Most casual students and scholars of Chinese philosophy will know two names—Laozi and Zhuangzi—and the two texts associated with them, the Daodejing and the work simply titled by the author’s name, the Zuangzi. The former, Littlejohn states, is “not arranged to develop any systematic argument. In this sense, the Daodejing is more like an anthology than a book with an overarching theme” (11). Thus, we may assume, this “trunk of Daoism” naturally spreads divergent branches, as they develop beyond its “Composite Trunk” (the Zhuangzi and other early texts in Littlejohn’s terminology). There is no doctrinal core that would lead to a natural self-pruning of different schools and practices. They spread out, in the author’s analogy, like the entwining branches of a kudzu plant.1

While it is beyond the province of this review to discuss the treatment of all of the schools listed here, the influence of Daoism might also be seen in directions, which the author does not explore. These might include Chinese martial arts, especially Tai Chi Chuan, or the poetry of Han Shan, whose hermetic life style might be as reflective of Daoist models as those of Buddhism.

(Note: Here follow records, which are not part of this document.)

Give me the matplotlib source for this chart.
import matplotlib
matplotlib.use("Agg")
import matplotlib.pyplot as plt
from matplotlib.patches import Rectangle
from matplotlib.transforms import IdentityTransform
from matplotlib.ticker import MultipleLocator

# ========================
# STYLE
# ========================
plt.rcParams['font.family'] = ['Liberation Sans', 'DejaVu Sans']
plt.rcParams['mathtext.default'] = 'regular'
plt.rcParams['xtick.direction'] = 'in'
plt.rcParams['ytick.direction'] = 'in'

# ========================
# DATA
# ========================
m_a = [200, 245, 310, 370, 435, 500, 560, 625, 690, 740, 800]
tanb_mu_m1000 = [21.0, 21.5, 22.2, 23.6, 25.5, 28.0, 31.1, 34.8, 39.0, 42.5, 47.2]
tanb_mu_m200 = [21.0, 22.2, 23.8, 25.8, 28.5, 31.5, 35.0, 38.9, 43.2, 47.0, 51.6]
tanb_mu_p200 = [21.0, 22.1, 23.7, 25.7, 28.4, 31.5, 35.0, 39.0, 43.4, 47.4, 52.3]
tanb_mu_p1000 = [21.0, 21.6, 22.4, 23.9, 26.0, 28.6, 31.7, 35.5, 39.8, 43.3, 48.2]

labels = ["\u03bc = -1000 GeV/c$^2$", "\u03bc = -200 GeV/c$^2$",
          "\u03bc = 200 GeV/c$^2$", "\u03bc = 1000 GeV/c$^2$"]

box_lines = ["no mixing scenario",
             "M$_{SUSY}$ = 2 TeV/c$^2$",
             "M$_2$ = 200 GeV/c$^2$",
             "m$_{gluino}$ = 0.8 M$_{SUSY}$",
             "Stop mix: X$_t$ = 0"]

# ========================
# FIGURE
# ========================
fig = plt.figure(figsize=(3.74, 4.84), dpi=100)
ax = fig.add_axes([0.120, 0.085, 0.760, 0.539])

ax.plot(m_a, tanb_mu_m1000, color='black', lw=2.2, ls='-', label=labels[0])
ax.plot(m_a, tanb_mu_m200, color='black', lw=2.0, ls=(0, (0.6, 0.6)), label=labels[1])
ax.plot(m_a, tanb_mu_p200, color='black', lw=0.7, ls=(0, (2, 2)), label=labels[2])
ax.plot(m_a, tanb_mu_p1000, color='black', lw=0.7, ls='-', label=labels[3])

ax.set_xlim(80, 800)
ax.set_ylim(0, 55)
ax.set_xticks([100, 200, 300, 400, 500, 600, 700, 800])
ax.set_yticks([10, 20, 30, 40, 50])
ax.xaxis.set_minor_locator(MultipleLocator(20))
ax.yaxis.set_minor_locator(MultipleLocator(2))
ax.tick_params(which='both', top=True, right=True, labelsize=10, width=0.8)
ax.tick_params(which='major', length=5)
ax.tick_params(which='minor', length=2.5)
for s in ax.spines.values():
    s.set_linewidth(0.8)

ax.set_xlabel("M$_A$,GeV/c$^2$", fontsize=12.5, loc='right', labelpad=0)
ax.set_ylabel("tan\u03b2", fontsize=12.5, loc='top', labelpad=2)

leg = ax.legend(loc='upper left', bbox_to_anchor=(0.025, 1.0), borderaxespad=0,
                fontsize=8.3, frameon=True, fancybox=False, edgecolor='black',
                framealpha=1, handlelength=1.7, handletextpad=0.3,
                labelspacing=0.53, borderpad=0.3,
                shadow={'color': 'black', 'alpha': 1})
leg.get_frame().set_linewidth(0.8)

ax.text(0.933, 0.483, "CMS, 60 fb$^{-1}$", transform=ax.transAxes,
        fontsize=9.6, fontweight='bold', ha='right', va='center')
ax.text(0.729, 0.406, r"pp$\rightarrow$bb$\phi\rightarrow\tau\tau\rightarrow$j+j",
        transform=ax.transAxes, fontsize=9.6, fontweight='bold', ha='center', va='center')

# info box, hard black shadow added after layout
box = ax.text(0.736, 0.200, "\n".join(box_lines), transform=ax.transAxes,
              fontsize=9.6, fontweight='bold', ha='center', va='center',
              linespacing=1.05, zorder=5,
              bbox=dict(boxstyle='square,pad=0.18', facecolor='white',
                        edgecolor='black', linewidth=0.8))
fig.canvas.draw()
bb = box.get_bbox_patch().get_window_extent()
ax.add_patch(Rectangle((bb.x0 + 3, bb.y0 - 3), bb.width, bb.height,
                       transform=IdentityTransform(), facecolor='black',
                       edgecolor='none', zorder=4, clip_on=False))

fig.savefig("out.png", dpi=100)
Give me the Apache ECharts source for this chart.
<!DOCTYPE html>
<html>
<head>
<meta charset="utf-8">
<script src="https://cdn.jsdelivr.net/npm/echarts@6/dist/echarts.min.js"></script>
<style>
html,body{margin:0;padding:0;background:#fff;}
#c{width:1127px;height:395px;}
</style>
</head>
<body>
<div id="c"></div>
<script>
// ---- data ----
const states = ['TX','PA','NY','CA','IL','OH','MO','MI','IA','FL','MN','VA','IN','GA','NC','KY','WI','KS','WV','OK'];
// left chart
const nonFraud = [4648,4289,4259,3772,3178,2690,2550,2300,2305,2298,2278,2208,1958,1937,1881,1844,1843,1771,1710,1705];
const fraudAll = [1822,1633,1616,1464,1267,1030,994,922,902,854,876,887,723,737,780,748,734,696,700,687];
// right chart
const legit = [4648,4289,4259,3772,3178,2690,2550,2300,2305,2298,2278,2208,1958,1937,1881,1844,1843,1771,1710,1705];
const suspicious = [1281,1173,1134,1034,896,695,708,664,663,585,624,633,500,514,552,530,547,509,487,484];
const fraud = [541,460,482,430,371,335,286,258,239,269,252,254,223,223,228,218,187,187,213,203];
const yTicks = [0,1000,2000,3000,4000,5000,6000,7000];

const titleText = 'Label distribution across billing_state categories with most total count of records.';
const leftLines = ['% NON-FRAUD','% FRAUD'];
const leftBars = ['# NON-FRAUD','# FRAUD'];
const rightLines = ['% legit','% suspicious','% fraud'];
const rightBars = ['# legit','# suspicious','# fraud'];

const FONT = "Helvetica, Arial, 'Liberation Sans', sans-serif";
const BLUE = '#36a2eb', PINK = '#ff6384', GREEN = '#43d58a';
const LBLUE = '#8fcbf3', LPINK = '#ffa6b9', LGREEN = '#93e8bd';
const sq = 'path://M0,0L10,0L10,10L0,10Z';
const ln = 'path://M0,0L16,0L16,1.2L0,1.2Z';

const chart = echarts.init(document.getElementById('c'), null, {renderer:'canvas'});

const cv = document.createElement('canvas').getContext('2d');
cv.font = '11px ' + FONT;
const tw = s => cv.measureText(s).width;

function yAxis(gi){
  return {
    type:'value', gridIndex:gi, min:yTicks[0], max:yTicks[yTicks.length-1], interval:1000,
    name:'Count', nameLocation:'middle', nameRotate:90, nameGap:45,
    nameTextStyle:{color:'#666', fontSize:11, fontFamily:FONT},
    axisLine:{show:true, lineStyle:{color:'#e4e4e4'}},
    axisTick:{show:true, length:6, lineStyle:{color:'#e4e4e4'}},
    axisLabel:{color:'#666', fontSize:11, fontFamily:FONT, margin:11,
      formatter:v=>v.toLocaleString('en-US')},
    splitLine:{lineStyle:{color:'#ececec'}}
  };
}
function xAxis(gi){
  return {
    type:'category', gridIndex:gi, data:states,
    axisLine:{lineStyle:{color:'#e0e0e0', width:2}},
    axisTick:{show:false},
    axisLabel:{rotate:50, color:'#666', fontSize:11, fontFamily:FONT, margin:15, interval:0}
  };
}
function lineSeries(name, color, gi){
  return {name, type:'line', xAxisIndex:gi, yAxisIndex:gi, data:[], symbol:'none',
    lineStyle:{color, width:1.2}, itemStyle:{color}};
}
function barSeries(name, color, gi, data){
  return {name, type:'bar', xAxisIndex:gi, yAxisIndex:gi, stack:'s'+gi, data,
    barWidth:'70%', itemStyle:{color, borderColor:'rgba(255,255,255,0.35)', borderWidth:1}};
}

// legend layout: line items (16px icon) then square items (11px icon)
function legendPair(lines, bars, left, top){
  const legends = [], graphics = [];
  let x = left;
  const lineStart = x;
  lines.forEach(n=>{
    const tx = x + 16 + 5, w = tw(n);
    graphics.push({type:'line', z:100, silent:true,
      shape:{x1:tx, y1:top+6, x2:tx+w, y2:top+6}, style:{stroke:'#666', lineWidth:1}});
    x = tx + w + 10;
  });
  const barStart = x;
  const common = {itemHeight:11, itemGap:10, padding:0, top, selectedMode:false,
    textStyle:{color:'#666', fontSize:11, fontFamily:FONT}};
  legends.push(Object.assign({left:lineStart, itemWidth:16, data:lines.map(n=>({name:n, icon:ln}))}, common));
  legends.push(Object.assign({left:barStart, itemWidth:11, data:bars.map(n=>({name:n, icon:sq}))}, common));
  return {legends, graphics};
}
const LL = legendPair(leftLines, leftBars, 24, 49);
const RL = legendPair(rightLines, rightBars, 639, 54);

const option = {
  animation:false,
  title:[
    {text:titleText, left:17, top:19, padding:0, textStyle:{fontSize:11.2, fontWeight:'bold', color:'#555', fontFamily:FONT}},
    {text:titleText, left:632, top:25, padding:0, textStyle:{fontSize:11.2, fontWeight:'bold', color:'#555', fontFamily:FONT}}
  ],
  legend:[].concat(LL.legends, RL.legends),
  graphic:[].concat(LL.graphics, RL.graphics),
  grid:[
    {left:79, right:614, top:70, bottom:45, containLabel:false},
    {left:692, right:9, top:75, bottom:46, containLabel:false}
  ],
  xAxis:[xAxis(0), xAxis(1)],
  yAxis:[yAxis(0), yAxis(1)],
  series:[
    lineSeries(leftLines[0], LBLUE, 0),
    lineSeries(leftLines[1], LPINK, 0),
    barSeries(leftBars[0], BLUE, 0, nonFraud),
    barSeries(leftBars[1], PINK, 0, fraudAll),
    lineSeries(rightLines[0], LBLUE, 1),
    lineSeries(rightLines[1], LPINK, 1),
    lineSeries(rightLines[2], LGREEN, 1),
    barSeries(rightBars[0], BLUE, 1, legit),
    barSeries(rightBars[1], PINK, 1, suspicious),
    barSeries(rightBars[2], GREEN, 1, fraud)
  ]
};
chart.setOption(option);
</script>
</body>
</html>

But an introduction has understandable limitations, and this work transcends any legitimate expectations in so many ways. The author is very conversant with other works, and he establishes his own niche with a book that is highly satisfying to a student of The Way.

NOTES


1. I am not sure that the analogy is altogether felicitous. While the kudzu plant does branch out voraciously, in the American South it is viewed as biologically malevolent in its invasive and pervasive nature!